Ähnlich freizügig wie Trudeau zeigt sich auch der russische Präsident Wladimir Putin. Dieser lässt sich häufig mit freiem Oberkörper abbilden und demonstriert damit Autorität, Macht und Stärke. Werte, die sich in seiner politischen Botschaft wiederfinden – Russland als Weltmacht.
Österreichischer Feschismus
Was Putin und Trudeau können, können österreichische Politiker schon lange. Jörg Haider galt als Ur-Playmate der heimischen Politik und personifizierte den von Armin Thurnher geprägten Begriff des „Feschismus“. In einem Interview erklärte Thurnher seine Wortneuschöpfung folgendermaßen: „Haider kokettierte fortwährend mit Anspielungen auf den Nationalsozialismus. Zugleich gab er sich das Image eines Popstars. Dieser Popstarkult war extrem mode- und körperbetont, nackter Oberkörper, Sonnebräune… Fesch und Faschismus ergaben dann den Feschismus“. In Haiders „Playmate-Fußstapfen“ traten Politiker wie Karl-Heinz Grasser, Strache oder Stronach. Alle ließen sich mit entblößter Brust portraitieren. Stronach, um zu zeigen, dass er trotz fortgeschrittenen Alters fit für ein Amt ist. Strache, um Aufmerksamkeit zu erzeugen und Präsenz zu zeigen.
Kern und Kurz als Könige der Selbstinszenierung
Die wahren Könige der Selbstinszenierung und derzeitigen Stars am österreichischen Politik-Firmament sind aber eindeutig Kern und Kurz. Ohne, dass sie dafür auch nur einen Knopf ihrer perfekt sitzenden Slim-Fit-Anzüge öffnen müssten. Als der Außenminister beispielsweise beim Jägerball Ende Jänner begrüßt wurde, bekam er nicht nur Applaus, sondern vielmehr fegte ihm ein regelrechter Begeisterungssturm entgegen. Und wer ein Selfie mit dem Bundeskanzler machen möchte, muss sich nach wie vor hinten anstellen.

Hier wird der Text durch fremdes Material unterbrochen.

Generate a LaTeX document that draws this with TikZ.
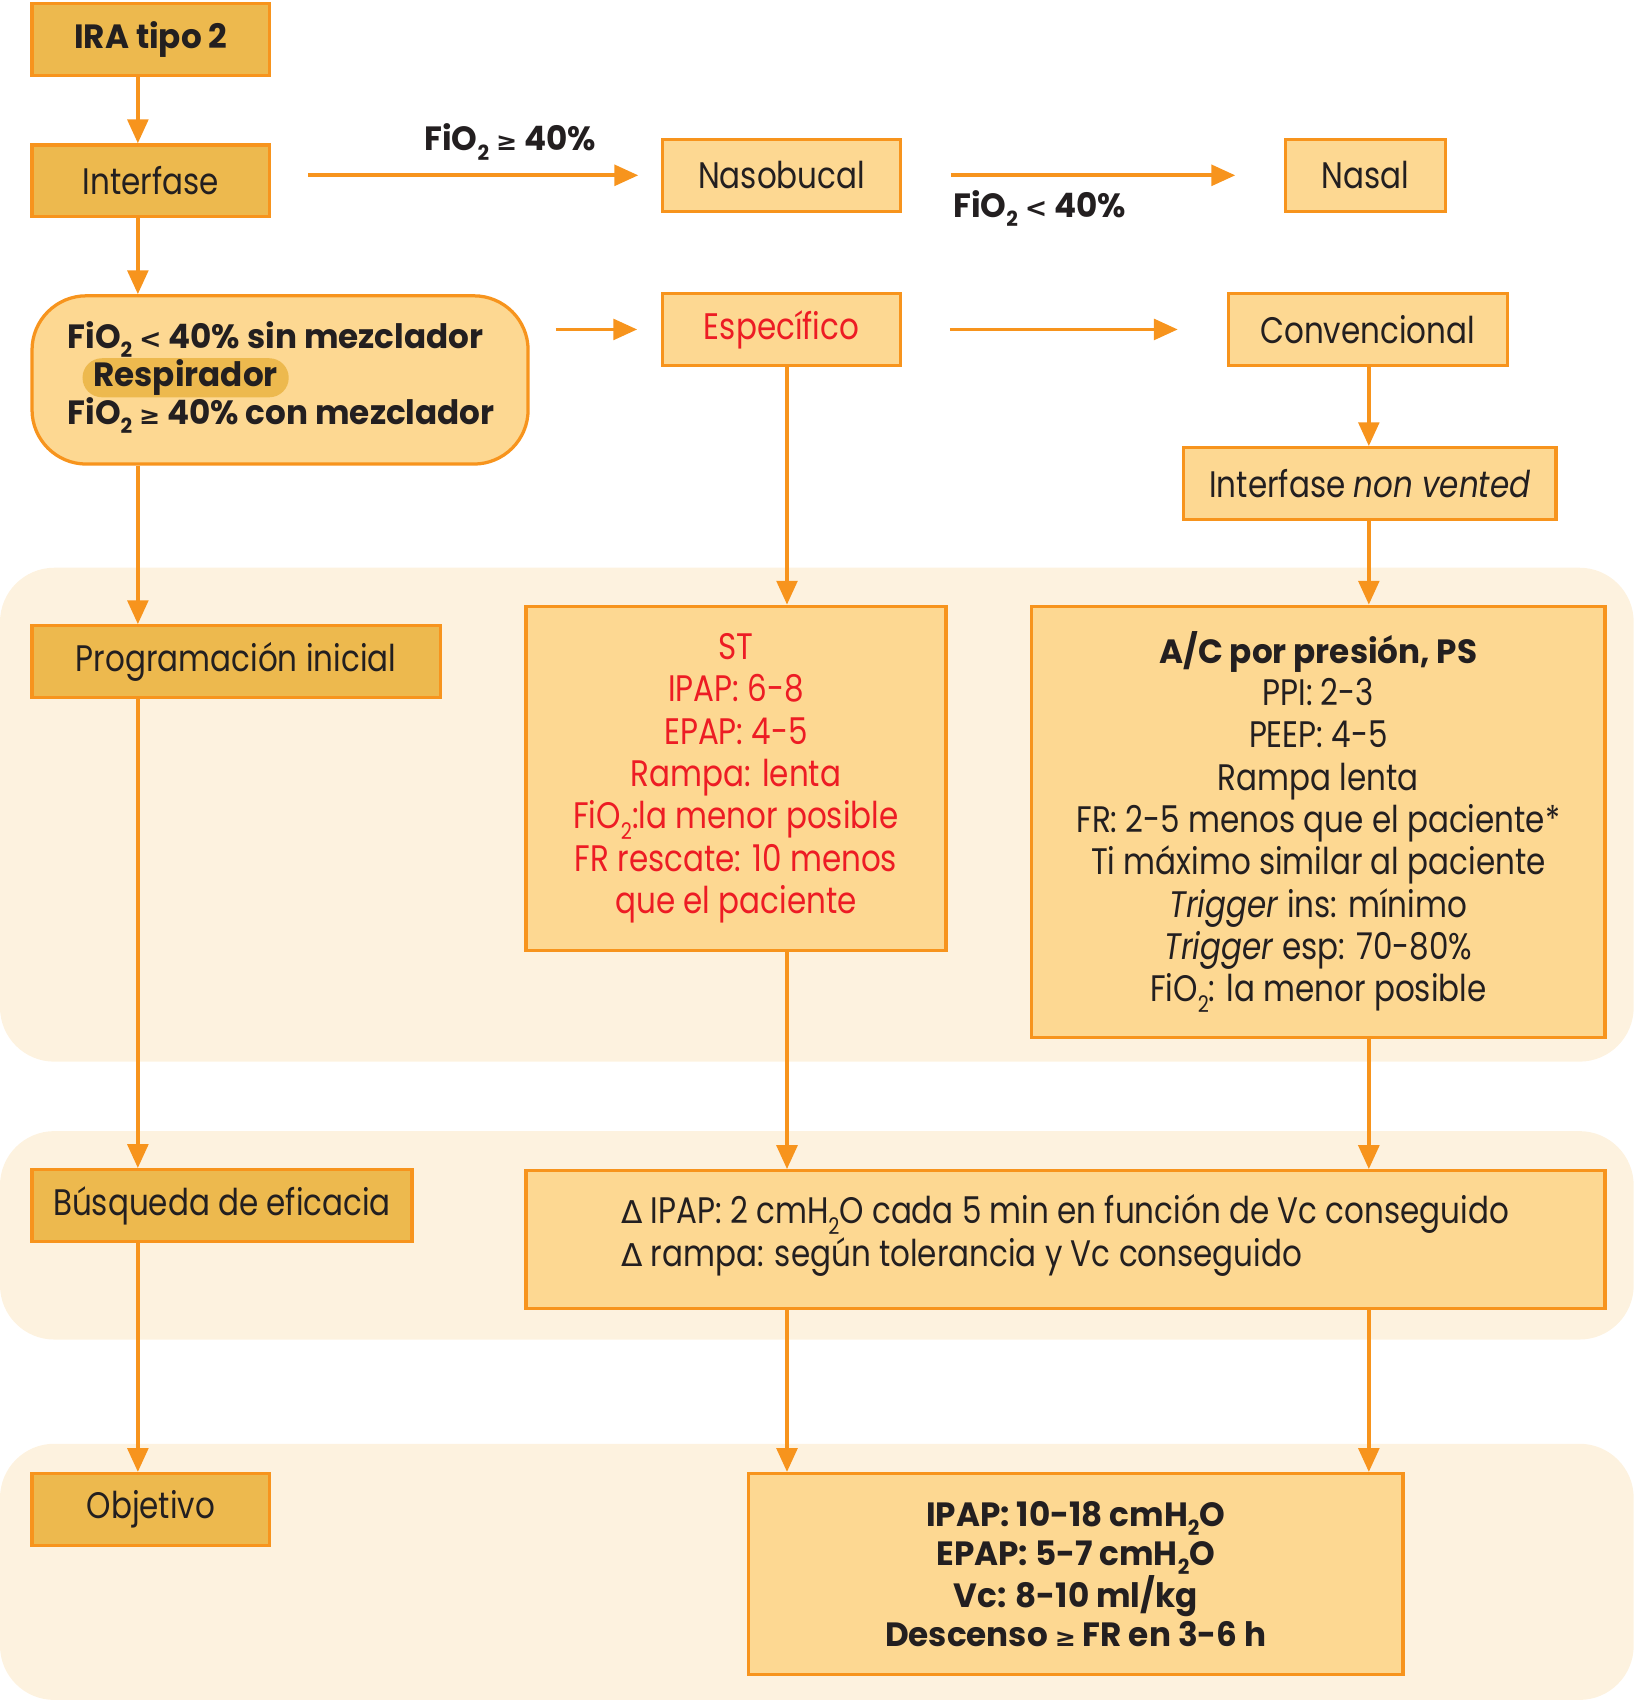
\documentclass[tikz,border=0pt]{standalone}
\usepackage{fontspec}
\setmainfont{Poppins}[FakeStretch=0.84]
\newfontfamily\grueso{Poppins}[FakeStretch=0.97]
\newfontfamily\sym{DejaVu Sans}
\usetikzlibrary{arrows.meta}
\definecolor{borde}{HTML}{F7941D}
\definecolor{oscuro}{HTML}{EDB94E}
\definecolor{claro}{HTML}{FDD892}
\definecolor{banda}{HTML}{FDF2DF}
\definecolor{rojo}{HTML}{ED1C24}
\definecolor{texto}{HTML}{231F20}
\newcommand\myfs[2]{\fontsize{#1}{#2}\selectfont}
\newcommand\dos{\raisebox{-0.28em}{\scalebox{0.62}{2}}}
\newcommand\mayor{{\sym\scalebox{0.75}{≥}}}
\newcommand\menor{{\sym\bfseries\scalebox{0.8}{<}}}
\newcommand\dlt{{\sym\scalebox{0.85}{Δ}}}
\tikzset{
  caja/.style={draw=borde, line width=3pt, inner sep=0pt, anchor=north west, text=texto, font=\myfs{34}{39}, align=center},
  oscura/.style={caja, fill=oscuro},
  clara/.style={caja, fill=claro},
  negrita/.style={inner sep=0pt, text=texto, font=\grueso\bfseries\myfs{31}{35}},
  pill/.style={fill=oscuro, rounded corners=18pt, minimum width=190pt, minimum height=36pt, inner sep=0pt, text=texto, font=\grueso\bfseries\myfs{31}{35}},
  flecha/.style={draw=borde, line width=3.5pt, -{Triangle[length=22pt,width=19pt]}},
}
\begin{document}
\begin{tikzpicture}[x=1pt,y=-1pt]
\useasboundingbox (0,0) rectangle (1505,1567);
% bands
\fill[banda, rounded corners=50pt] (0,523) rectangle (1505,978);
\fill[banda, rounded corners=50pt] (0,1042) rectangle (1505,1234);
\fill[banda, rounded corners=50pt] (0,1330) rectangle (1505,1566);
% column coordinates
\coordinate (c1) at (127,0);
\coordinate (c2) at (725,0);
\coordinate (c3) at (1261,0);
% nodes
\node[oscura, minimum width=219pt, minimum height=66pt, font=\grueso\bfseries\myfs{31}{35}] (ira) at (28,2) {IRA tipo 2};
\node[oscura, minimum width=219pt, minimum height=66pt] (interfase) at (28,132) {Interfase};
\node[clara, rounded corners=50pt, minimum width=457pt, minimum height=155pt] (mezcla) at (28,271) {};
\node[negrita, anchor=west] (l1) at (62,313) {FiO\dos{} \menor{} 40\% sin mezclador};
\node[pill] (resp) at (171,348) {Respirador};
\node[negrita, anchor=west] (l3) at (62,383) {FiO\dos{} \mayor{} 40\% con mezclador};
\node[clara, minimum width=219pt, minimum height=66pt] (naso) at (609,127) {Nasobucal};
\node[clara, minimum width=147pt, minimum height=66pt] (nasal) at (1183,127) {Nasal};
\node[clara, minimum width=219pt, minimum height=66pt, text=rojo] (esp) at (609,269) {Específico};
\node[clara, minimum width=257pt, minimum height=66pt] (conv) at (1130,269) {Convencional};
\node[clara, minimum width=343pt, minimum height=66pt] (nv) at (1089,411) {Interfase \textit{non vented}};
\node[oscura, minimum width=376pt, minimum height=66pt] (prog) at (28,575) {Programación inicial};
\node[clara, minimum width=387pt, minimum height=317pt, text=rojo] (st) at (483,557) {ST\\IPAP: 6-8\\EPAP: 4-5\\Rampa: lenta\\FiO\dos:la menor posible\\FR rescate: 10 menos\\que el paciente};
\node[clara, minimum width=528pt, minimum height=397pt] (ac) at (949,557) {{\grueso\bfseries\myfs{31}{39}A/C por presión, PS}\\PPI: 2-3\\PEEP: 4-5\\Rampa lenta\\FR: 2-5 menos que el paciente*\\Ti máximo similar al paciente\\\textit{Trigger} ins: mínimo\\\textit{Trigger} esp: 70-80\%\\FiO\dos: la menor posible};
\node[oscura, minimum width=350pt, minimum height=66pt] (busq) at (28,1076) {Búsqueda de eficacia};
\node[clara, minimum width=994pt, minimum height=127pt] (delta) at (483,1077) {};
\node[inner sep=0pt, anchor=west, align=left, text=texto, font=\myfs{34}{39}] (deltatxt) at (572,1138) {\dlt{} IPAP: 2 cmH\dos O cada 5 min en función de Vc conseguido\\\dlt{} rampa: según tolerancia y Vc conseguido};
\node[oscura, minimum width=219pt, minimum height=66pt] (obj) at (28,1356) {Objetivo};
\node[clara, minimum width=603pt, minimum height=185pt, font=\grueso\bfseries\myfs{31}{36}] (fin) at (688,1356) {IPAP: 10-18 cmH\dos O\\EPAP: 5-7 cmH\dos O\\Vc: 8-10 ml/kg\\Descenso \mayor{} FR en 3-6 h};
% labels
\node[negrita] (lab1) at (470,131) {FiO\dos{} \mayor{} 40\%};
\node[negrita, anchor=west] (lab2) at (878,192) {FiO\dos{} \menor{} 40\%};
% arrows left column
\draw[flecha] (ira.south -| c1) -- (interfase.north -| c1);
\draw[flecha] (interfase.south -| c1) -- (mezcla.north -| c1);
\draw[flecha] (mezcla.south -| c1) -- (prog.north -| c1);
\draw[flecha] (prog.south -| c1) -- (busq.north -| c1);
\draw[flecha] (busq.south -| c1) -- (obj.north -| c1);
% horizontal arrows
\draw[flecha, shorten <=34pt, shorten >=21pt] (interfase.east |- naso.west) -- (naso.west);
\draw[flecha, shorten <=45pt, shorten >=45pt] (naso.east) -- (nasal.west);
\draw[flecha, shorten <=24pt, shorten >=22pt] (mezcla.east |- esp.west) -- (esp.west);
\draw[flecha, shorten <=44pt, shorten >=45pt] (esp.east) -- (conv.west);
% middle column
\draw[flecha] (esp.south -| c2) -- (st.north -| c2);
\draw[flecha] (st.south -| c2) -- (delta.north -| c2);
\draw[flecha] (delta.south -| c2) -- (fin.north -| c2);
% right column
\draw[flecha] (conv.south -| c3) -- (nv.north -| c3);
\draw[flecha] (nv.south -| c3) -- (ac.north -| c3);
\draw[flecha] (ac.south -| c3) -- (delta.north -| c3);
\draw[flecha] (delta.south -| c3) -- (fin.north -| c3);
\end{tikzpicture}
\end{document}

»95 Prozent der Politik besteht aus Inszenierung«
Im Interview mit dem Ö1-Journal meinte der Kanzler kürzlich, dass 95 Prozent der Politik aus Inszenierung besteht. Wie diese auszusehen hat, zeigte er bei der Präsentation seines „Plan A“ in einer Art Box-Arena. Und stellte damit unter Beweis, dass er nicht nur um die Kunst der Inszenierung weiß, sondern auch versteht, diese gekonnt einzusetzen. Nicht nur, wenn es um die Vermittlung politischer Botschaften geht, sondern auch bei der Kreation seines eigenen Images. So kümmert sich ein Team persönlicher Fotografen darum, dass Kern auch in den sozialen Netzwerken ins richtige Licht gerückt wird. Denn auch hier lassen sich mit starker Bildsprache und klaren Botschaften Wählerstimmen fangen.
Die Macht des Bildes nutzt Sebastian Kurz genauso. Auf Instagram dokumentiert er fotografisch sein Leben als Politiker und gibt sich dabei gleichzeitig staatsmännisch und volksnah. Auf Facebook gelang es ihm im Laufe der Jahre eine große Gefolgschaft von fast 500.000 Fans aufzubauen. So kann er sein Bild in der Öffentlichkeit nach strategischen Überlegungen bewusst beeinflussen. Die visuelle Selbstdarstellung ist nicht zu unterschätzen, denn gerade bei Wahlen von Führungspersönlichkeiten agieren Menschen oft unbewusst und irrational. Dennoch – schöne Bilder und eine gute Show alleine reichen nicht. Sie müssen mit der Person dahinter übereinstimmen und dürfen nicht zum Ersatz für politische Handlungen werden. Daher: Ein bisschen weniger Theater, ein bisschen mehr Inhalt.